(What to do)
Reproduce the listing below exactly. Pictures do not belong in the copy.

___ Information shown ___

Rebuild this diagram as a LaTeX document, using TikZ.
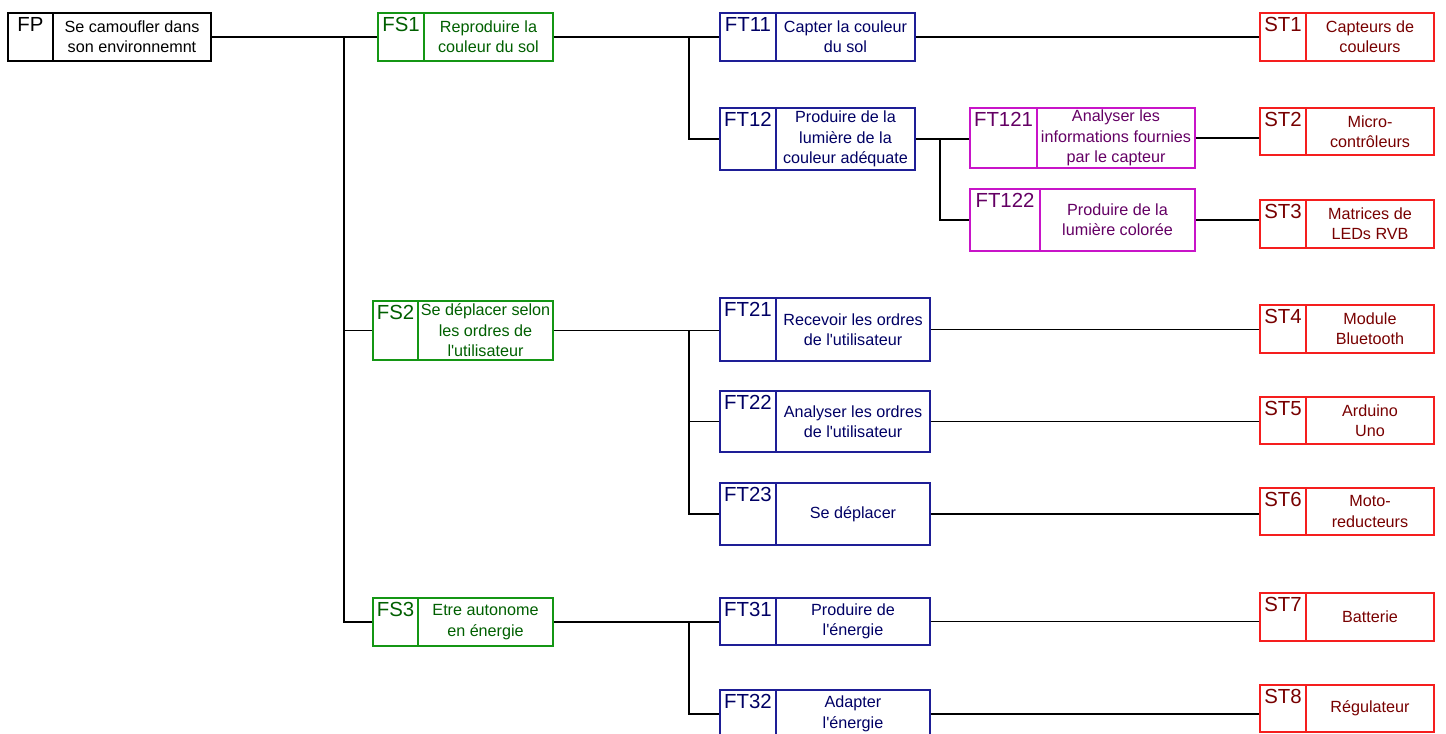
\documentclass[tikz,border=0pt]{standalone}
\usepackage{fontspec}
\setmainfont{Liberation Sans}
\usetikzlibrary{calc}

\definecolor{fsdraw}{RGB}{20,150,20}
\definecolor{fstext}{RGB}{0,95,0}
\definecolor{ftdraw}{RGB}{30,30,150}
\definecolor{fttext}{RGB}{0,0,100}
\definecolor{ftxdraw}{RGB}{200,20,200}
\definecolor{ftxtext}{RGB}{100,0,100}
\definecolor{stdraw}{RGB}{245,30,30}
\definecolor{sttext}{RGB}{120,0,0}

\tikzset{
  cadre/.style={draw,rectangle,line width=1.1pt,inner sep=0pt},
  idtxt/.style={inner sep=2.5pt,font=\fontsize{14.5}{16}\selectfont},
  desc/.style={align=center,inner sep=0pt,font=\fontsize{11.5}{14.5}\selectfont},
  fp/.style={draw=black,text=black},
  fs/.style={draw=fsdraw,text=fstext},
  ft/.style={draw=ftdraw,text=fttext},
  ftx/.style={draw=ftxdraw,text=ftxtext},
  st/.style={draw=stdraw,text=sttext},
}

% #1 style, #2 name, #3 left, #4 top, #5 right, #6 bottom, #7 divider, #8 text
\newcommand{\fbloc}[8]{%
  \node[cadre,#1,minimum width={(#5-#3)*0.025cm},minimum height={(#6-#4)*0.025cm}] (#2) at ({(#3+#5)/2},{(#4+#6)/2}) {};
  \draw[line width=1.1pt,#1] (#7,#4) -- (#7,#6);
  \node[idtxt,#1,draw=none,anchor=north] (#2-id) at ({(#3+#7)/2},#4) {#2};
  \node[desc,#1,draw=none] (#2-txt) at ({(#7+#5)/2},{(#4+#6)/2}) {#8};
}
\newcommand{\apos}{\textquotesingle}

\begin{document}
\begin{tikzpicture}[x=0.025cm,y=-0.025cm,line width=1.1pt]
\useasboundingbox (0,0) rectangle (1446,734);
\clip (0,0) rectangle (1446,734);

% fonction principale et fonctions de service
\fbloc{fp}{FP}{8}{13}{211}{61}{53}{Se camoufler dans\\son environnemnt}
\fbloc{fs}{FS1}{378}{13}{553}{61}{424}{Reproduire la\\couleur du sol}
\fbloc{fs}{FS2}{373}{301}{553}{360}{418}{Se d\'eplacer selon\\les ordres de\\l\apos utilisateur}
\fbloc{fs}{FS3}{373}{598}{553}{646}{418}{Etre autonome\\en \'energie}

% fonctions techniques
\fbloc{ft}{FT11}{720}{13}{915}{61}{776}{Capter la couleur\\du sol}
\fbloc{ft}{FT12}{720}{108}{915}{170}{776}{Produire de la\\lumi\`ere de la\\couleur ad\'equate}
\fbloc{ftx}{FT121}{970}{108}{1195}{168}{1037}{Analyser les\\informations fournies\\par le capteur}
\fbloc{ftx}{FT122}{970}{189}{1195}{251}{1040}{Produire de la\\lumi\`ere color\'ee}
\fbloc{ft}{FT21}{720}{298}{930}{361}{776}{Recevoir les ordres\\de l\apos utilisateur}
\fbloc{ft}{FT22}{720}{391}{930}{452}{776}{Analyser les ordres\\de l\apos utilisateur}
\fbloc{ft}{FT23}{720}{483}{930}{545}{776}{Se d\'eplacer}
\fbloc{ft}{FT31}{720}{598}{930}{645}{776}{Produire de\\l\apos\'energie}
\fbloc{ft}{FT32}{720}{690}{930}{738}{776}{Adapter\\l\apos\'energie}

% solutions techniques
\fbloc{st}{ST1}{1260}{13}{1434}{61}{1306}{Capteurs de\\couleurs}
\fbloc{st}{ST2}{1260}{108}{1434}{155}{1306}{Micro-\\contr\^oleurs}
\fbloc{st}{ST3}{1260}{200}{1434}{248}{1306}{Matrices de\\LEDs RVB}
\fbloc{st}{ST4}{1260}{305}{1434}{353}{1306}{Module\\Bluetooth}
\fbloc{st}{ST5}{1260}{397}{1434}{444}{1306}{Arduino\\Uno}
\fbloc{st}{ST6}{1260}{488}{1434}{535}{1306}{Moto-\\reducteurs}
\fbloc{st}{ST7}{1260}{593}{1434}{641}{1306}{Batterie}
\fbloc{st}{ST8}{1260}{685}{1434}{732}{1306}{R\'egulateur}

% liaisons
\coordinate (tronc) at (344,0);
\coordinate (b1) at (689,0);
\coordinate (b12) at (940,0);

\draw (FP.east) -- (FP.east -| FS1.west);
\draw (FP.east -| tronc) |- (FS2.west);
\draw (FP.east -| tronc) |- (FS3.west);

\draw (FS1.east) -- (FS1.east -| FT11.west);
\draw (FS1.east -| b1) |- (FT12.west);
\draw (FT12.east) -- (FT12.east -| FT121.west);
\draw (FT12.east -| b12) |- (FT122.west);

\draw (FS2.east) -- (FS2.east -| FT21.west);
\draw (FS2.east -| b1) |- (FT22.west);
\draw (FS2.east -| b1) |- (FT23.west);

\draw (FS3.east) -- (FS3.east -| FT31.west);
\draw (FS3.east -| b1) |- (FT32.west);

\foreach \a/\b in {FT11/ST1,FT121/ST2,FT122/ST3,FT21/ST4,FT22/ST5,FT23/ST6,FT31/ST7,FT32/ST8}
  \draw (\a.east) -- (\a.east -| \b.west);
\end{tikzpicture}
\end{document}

___

(The output)
Rebuild this diagram as a LaTeX document, using TikZ.
\documentclass[tikz,border=0pt]{standalone}
\usepackage{fontspec}
\setmainfont{Liberation Sans}
\usetikzlibrary{calc}

\definecolor{fsdraw}{RGB}{20,150,20}
\definecolor{fstext}{RGB}{0,95,0}
\definecolor{ftdraw}{RGB}{30,30,150}
\definecolor{fttext}{RGB}{0,0,100}
\definecolor{ftxdraw}{RGB}{200,20,200}
\definecolor{ftxtext}{RGB}{100,0,100}
\definecolor{stdraw}{RGB}{245,30,30}
\definecolor{sttext}{RGB}{120,0,0}

\tikzset{
  cadre/.style={draw,rectangle,line width=1.1pt,inner sep=0pt},
  idtxt/.style={inner sep=2.5pt,font=\fontsize{14.5}{16}\selectfont},
  desc/.style={align=center,inner sep=0pt,font=\fontsize{11.5}{14.5}\selectfont},
  fp/.style={draw=black,text=black},
  fs/.style={draw=fsdraw,text=fstext},
  ft/.style={draw=ftdraw,text=fttext},
  ftx/.style={draw=ftxdraw,text=ftxtext},
  st/.style={draw=stdraw,text=sttext},
}

% #1 style, #2 name, #3 left, #4 top, #5 right, #6 bottom, #7 divider, #8 text
\newcommand{\fbloc}[8]{%
  \node[cadre,#1,minimum width={(#5-#3)*0.025cm},minimum height={(#6-#4)*0.025cm}] (#2) at ({(#3+#5)/2},{(#4+#6)/2}) {};
  \draw[line width=1.1pt,#1] (#7,#4) -- (#7,#6);
  \node[idtxt,#1,draw=none,anchor=north] (#2-id) at ({(#3+#7)/2},#4) {#2};
  \node[desc,#1,draw=none] (#2-txt) at ({(#7+#5)/2},{(#4+#6)/2}) {#8};
}
\newcommand{\apos}{\textquotesingle}

\begin{document}
\begin{tikzpicture}[x=0.025cm,y=-0.025cm,line width=1.1pt]
\useasboundingbox (0,0) rectangle (1446,734);
\clip (0,0) rectangle (1446,734);

% fonction principale et fonctions de service
\fbloc{fp}{FP}{8}{13}{211}{61}{53}{Se camoufler dans\\son environnemnt}
\fbloc{fs}{FS1}{378}{13}{553}{61}{424}{Reproduire la\\couleur du sol}
\fbloc{fs}{FS2}{373}{301}{553}{360}{418}{Se d\'eplacer selon\\les ordres de\\l\apos utilisateur}
\fbloc{fs}{FS3}{373}{598}{553}{646}{418}{Etre autonome\\en \'energie}

% fonctions techniques
\fbloc{ft}{FT11}{720}{13}{915}{61}{776}{Capter la couleur\\du sol}
\fbloc{ft}{FT12}{720}{108}{915}{170}{776}{Produire de la\\lumi\`ere de la\\couleur ad\'equate}
\fbloc{ftx}{FT121}{970}{108}{1195}{168}{1037}{Analyser les\\informations fournies\\par le capteur}
\fbloc{ftx}{FT122}{970}{189}{1195}{251}{1040}{Produire de la\\lumi\`ere color\'ee}
\fbloc{ft}{FT21}{720}{298}{930}{361}{776}{Recevoir les ordres\\de l\apos utilisateur}
\fbloc{ft}{FT22}{720}{391}{930}{452}{776}{Analyser les ordres\\de l\apos utilisateur}
\fbloc{ft}{FT23}{720}{483}{930}{545}{776}{Se d\'eplacer}
\fbloc{ft}{FT31}{720}{598}{930}{645}{776}{Produire de\\l\apos\'energie}
\fbloc{ft}{FT32}{720}{690}{930}{738}{776}{Adapter\\l\apos\'energie}

% solutions techniques
\fbloc{st}{ST1}{1260}{13}{1434}{61}{1306}{Capteurs de\\couleurs}
\fbloc{st}{ST2}{1260}{108}{1434}{155}{1306}{Micro-\\contr\^oleurs}
\fbloc{st}{ST3}{1260}{200}{1434}{248}{1306}{Matrices de\\LEDs RVB}
\fbloc{st}{ST4}{1260}{305}{1434}{353}{1306}{Module\\Bluetooth}
\fbloc{st}{ST5}{1260}{397}{1434}{444}{1306}{Arduino\\Uno}
\fbloc{st}{ST6}{1260}{488}{1434}{535}{1306}{Moto-\\reducteurs}
\fbloc{st}{ST7}{1260}{593}{1434}{641}{1306}{Batterie}
\fbloc{st}{ST8}{1260}{685}{1434}{732}{1306}{R\'egulateur}

% liaisons
\coordinate (tronc) at (344,0);
\coordinate (b1) at (689,0);
\coordinate (b12) at (940,0);

\draw (FP.east) -- (FP.east -| FS1.west);
\draw (FP.east -| tronc) |- (FS2.west);
\draw (FP.east -| tronc) |- (FS3.west);

\draw (FS1.east) -- (FS1.east -| FT11.west);
\draw (FS1.east -| b1) |- (FT12.west);
\draw (FT12.east) -- (FT12.east -| FT121.west);
\draw (FT12.east -| b12) |- (FT122.west);

\draw (FS2.east) -- (FS2.east -| FT21.west);
\draw (FS2.east -| b1) |- (FT22.west);
\draw (FS2.east -| b1) |- (FT23.west);

\draw (FS3.east) -- (FS3.east -| FT31.west);
\draw (FS3.east -| b1) |- (FT32.west);

\foreach \a/\b in {FT11/ST1,FT121/ST2,FT122/ST3,FT21/ST4,FT22/ST5,FT23/ST6,FT31/ST7,FT32/ST8}
  \draw (\a.east) -- (\a.east -| \b.west);
\end{tikzpicture}
\end{document}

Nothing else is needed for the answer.